- **OBJECTIVE**: Look for the line containing "Write a LaTeX" and the line containing "at (531, 201.5)"; retype them and all lines between, exactly, and leave out the pictures.

- **DATA ENTRIES**:
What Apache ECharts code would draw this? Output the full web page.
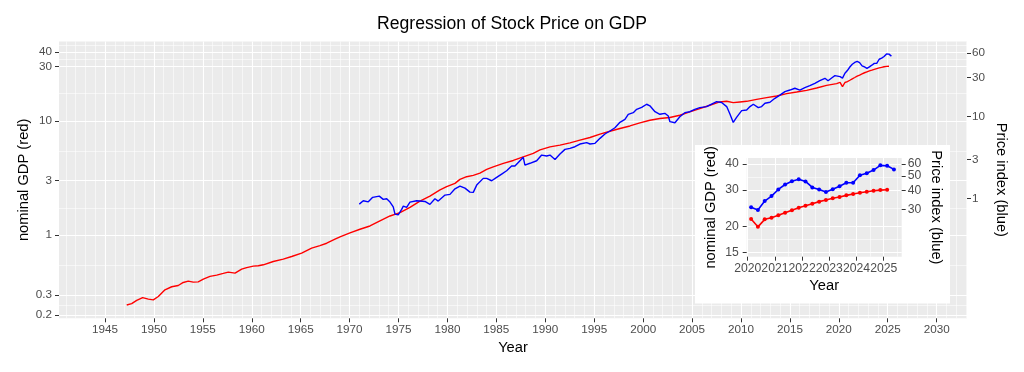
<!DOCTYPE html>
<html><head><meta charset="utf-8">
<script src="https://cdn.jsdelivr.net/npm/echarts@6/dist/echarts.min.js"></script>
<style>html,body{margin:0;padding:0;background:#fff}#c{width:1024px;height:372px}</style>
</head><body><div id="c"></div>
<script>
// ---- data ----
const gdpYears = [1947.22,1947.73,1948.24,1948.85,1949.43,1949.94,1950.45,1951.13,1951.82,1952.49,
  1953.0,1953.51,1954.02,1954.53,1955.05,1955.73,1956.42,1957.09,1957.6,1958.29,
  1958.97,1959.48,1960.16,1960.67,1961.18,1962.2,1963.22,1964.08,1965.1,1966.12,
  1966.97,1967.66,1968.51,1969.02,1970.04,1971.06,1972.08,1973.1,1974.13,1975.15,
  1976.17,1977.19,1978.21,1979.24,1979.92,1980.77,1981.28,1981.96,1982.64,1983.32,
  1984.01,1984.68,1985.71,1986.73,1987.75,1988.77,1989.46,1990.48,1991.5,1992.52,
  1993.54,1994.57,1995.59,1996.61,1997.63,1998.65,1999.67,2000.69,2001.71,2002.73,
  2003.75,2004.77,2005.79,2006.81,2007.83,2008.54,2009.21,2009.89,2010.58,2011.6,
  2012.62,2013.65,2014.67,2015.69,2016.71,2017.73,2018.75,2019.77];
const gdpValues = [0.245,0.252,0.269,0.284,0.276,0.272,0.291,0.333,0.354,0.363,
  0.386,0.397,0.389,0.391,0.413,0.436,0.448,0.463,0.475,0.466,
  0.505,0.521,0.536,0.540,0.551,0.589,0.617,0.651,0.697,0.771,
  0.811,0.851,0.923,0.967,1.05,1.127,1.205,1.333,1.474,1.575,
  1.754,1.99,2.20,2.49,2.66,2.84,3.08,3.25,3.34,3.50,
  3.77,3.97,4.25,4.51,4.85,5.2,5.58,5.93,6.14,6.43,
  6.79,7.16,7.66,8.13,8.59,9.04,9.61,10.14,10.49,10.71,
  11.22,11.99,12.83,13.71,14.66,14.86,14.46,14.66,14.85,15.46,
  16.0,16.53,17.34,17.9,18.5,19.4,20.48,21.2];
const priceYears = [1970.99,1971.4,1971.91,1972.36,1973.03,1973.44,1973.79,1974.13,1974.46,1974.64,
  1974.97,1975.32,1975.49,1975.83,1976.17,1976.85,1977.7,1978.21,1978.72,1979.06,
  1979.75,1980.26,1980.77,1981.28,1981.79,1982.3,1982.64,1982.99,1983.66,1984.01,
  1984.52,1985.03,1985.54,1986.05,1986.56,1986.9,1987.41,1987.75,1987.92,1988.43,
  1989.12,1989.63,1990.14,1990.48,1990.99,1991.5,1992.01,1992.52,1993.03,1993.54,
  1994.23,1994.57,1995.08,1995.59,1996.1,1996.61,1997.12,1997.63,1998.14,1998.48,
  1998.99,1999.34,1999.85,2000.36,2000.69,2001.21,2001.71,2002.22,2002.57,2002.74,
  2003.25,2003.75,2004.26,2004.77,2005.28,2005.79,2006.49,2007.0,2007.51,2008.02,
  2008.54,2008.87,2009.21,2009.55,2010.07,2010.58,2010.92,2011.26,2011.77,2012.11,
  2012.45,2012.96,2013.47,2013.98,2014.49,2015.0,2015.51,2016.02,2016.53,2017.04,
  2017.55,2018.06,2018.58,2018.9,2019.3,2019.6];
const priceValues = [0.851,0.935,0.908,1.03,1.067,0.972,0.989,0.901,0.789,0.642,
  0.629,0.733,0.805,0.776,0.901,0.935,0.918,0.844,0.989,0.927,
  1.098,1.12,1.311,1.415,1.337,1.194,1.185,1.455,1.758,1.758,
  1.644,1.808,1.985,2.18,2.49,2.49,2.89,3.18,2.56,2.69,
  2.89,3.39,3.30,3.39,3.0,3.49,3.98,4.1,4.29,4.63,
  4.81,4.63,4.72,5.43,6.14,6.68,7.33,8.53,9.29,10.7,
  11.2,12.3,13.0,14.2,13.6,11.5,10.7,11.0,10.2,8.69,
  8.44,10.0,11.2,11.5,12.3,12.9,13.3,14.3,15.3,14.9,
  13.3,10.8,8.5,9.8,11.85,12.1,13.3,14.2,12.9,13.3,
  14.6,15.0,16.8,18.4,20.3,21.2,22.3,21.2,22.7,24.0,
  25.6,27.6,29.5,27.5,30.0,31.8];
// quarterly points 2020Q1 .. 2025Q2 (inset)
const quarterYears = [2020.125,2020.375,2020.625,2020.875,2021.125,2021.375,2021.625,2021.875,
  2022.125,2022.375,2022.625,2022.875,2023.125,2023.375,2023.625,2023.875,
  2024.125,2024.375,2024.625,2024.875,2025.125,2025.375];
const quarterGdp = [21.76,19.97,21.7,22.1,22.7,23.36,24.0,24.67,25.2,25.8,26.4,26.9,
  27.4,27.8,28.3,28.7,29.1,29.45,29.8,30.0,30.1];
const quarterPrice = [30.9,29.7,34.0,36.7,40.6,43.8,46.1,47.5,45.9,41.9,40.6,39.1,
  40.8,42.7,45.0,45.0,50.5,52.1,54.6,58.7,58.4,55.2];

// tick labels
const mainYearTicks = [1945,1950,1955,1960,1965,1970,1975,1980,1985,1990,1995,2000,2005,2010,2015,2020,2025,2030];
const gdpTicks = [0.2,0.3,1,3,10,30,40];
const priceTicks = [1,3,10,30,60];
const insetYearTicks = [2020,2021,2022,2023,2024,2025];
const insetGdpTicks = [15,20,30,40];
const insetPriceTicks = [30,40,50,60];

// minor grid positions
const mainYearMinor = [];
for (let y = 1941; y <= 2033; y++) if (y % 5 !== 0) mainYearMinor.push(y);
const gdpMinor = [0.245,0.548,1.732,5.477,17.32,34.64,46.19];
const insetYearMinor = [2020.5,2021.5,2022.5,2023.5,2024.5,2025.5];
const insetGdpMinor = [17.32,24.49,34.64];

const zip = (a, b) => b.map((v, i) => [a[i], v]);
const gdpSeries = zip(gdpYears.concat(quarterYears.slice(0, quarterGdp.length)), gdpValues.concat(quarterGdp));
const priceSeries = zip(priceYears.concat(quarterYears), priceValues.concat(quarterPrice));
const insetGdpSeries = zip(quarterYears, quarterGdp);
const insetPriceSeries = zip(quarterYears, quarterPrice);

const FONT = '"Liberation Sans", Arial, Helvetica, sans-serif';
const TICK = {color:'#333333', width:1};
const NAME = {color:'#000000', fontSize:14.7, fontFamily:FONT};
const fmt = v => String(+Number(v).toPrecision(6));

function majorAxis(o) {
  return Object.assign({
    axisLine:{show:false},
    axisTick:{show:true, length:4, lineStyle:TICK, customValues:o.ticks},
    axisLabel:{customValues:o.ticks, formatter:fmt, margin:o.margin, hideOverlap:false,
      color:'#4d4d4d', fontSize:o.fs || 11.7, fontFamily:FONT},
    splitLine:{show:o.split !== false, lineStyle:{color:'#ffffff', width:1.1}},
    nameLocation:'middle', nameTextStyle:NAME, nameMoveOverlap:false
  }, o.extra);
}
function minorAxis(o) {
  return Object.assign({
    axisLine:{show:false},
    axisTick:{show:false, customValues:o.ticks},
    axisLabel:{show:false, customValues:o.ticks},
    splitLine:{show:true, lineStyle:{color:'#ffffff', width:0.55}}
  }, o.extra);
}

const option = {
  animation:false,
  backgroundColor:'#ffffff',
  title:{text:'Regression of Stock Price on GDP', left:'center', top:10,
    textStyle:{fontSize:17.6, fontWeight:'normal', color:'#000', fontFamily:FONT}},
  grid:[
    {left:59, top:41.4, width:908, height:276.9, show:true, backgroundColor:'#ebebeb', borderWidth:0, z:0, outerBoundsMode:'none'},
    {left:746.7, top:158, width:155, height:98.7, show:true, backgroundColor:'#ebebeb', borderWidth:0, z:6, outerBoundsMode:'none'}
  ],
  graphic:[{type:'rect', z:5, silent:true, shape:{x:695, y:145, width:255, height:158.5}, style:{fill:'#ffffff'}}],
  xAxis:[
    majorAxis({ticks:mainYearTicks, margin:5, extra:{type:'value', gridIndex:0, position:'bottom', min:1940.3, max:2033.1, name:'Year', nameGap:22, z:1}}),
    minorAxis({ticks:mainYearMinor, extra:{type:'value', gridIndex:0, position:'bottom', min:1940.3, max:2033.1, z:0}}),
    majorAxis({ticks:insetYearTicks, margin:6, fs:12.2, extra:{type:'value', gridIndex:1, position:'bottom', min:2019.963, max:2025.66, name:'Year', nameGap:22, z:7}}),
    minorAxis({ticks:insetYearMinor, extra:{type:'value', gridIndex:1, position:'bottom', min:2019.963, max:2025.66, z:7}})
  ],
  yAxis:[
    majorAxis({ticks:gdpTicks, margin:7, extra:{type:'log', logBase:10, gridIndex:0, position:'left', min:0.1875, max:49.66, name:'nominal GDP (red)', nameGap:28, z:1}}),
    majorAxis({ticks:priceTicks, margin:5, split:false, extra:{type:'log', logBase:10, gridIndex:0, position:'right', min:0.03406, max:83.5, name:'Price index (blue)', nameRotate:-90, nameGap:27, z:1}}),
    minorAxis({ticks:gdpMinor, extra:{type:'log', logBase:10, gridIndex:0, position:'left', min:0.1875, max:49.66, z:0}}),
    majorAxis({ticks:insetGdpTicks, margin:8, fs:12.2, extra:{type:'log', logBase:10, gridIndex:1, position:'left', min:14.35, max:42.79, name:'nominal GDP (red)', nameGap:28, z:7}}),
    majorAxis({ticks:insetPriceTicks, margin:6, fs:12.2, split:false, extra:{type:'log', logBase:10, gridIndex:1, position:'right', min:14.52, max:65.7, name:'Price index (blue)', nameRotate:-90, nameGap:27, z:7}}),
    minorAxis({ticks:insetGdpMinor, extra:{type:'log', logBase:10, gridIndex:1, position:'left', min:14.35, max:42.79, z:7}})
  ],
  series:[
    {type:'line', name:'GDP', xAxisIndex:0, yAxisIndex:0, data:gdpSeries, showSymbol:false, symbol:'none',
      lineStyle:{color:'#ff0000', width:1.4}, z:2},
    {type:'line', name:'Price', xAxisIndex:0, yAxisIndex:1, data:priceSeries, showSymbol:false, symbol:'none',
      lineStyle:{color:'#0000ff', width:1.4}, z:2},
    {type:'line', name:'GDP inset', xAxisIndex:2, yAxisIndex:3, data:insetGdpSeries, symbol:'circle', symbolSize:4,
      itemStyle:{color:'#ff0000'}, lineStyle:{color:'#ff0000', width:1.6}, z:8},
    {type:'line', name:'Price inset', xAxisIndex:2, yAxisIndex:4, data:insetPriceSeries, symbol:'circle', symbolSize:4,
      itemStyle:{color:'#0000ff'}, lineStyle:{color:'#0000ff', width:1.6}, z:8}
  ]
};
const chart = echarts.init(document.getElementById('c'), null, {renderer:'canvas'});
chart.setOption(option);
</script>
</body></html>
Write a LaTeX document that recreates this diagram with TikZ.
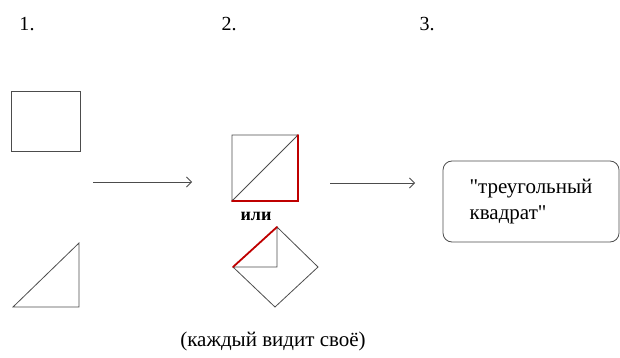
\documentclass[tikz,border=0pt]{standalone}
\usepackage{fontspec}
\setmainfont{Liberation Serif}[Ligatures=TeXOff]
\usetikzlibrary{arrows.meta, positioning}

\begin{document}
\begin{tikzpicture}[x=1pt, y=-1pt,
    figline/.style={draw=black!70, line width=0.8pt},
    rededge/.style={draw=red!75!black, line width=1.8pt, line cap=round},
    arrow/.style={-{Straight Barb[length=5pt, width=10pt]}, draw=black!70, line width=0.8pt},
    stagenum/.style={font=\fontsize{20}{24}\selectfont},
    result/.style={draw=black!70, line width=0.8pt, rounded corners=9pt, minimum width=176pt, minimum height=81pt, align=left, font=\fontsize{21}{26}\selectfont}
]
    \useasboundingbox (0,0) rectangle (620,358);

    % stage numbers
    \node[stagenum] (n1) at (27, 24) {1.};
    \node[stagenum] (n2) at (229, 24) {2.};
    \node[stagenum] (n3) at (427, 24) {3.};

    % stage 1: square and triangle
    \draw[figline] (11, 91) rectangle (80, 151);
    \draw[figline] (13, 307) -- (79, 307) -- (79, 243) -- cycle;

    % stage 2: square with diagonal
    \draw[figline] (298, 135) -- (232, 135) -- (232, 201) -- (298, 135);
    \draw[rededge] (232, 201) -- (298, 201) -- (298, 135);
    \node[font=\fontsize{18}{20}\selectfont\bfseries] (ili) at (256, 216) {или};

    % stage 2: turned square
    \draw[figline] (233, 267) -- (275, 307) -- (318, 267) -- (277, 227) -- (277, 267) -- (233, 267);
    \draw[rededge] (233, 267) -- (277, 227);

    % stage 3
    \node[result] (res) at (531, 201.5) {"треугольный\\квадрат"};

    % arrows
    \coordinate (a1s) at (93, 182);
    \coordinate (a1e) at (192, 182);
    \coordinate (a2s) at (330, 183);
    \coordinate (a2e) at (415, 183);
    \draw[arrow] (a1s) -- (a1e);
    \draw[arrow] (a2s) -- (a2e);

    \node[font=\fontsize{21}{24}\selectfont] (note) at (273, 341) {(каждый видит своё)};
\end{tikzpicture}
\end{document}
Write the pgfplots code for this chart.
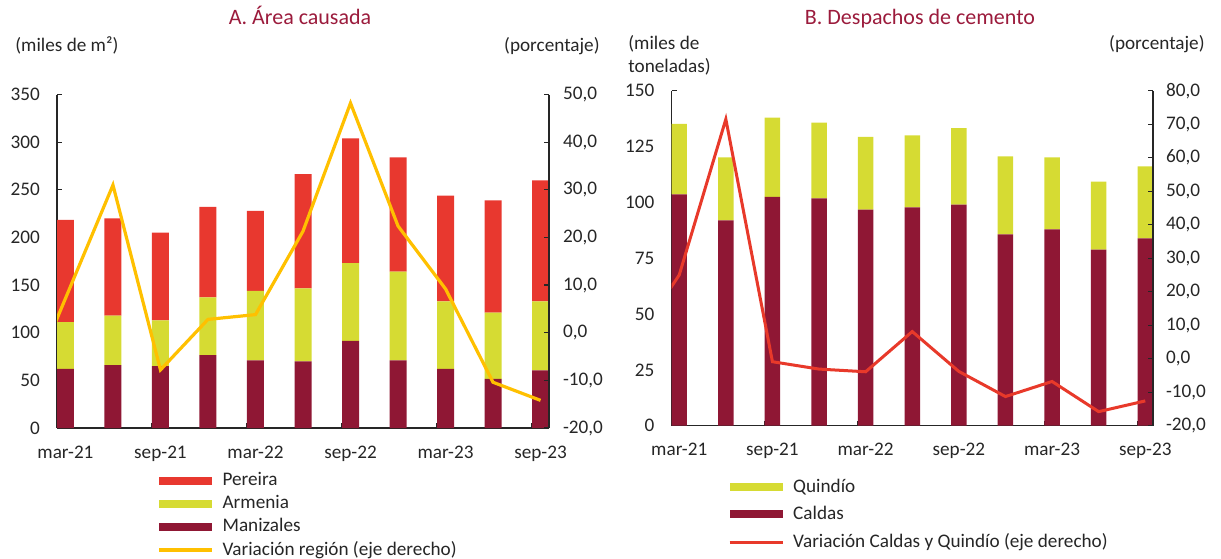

- **THE SOLUTION**:
Write a LaTeX document that recreates this diagram with TikZ.
\documentclass[tikz,border=0pt]{standalone}
\usepackage{fontspec}
\setmainfont{Liberation Serif}[Ligatures=TeXOff]
\usetikzlibrary{arrows.meta, positioning}

\begin{document}
\begin{tikzpicture}[x=1pt, y=-1pt,
    figline/.style={draw=black!70, line width=0.8pt},
    rededge/.style={draw=red!75!black, line width=1.8pt, line cap=round},
    arrow/.style={-{Straight Barb[length=5pt, width=10pt]}, draw=black!70, line width=0.8pt},
    stagenum/.style={font=\fontsize{20}{24}\selectfont},
    result/.style={draw=black!70, line width=0.8pt, rounded corners=9pt, minimum width=176pt, minimum height=81pt, align=left, font=\fontsize{21}{26}\selectfont}
]
    \useasboundingbox (0,0) rectangle (620,358);

    % stage numbers
    \node[stagenum] (n1) at (27, 24) {1.};
    \node[stagenum] (n2) at (229, 24) {2.};
    \node[stagenum] (n3) at (427, 24) {3.};

    % stage 1: square and triangle
    \draw[figline] (11, 91) rectangle (80, 151);
    \draw[figline] (13, 307) -- (79, 307) -- (79, 243) -- cycle;

    % stage 2: square with diagonal
    \draw[figline] (298, 135) -- (232, 135) -- (232, 201) -- (298, 135);
    \draw[rededge] (232, 201) -- (298, 201) -- (298, 135);
    \node[font=\fontsize{18}{20}\selectfont\bfseries] (ili) at (256, 216) {или};

    % stage 2: turned square
    \draw[figline] (233, 267) -- (275, 307) -- (318, 267) -- (277, 227) -- (277, 267) -- (233, 267);
    \draw[rededge] (233, 267) -- (277, 227);

    % stage 3
    \node[result] (res) at (531, 201.5) {"треугольный\\квадрат"};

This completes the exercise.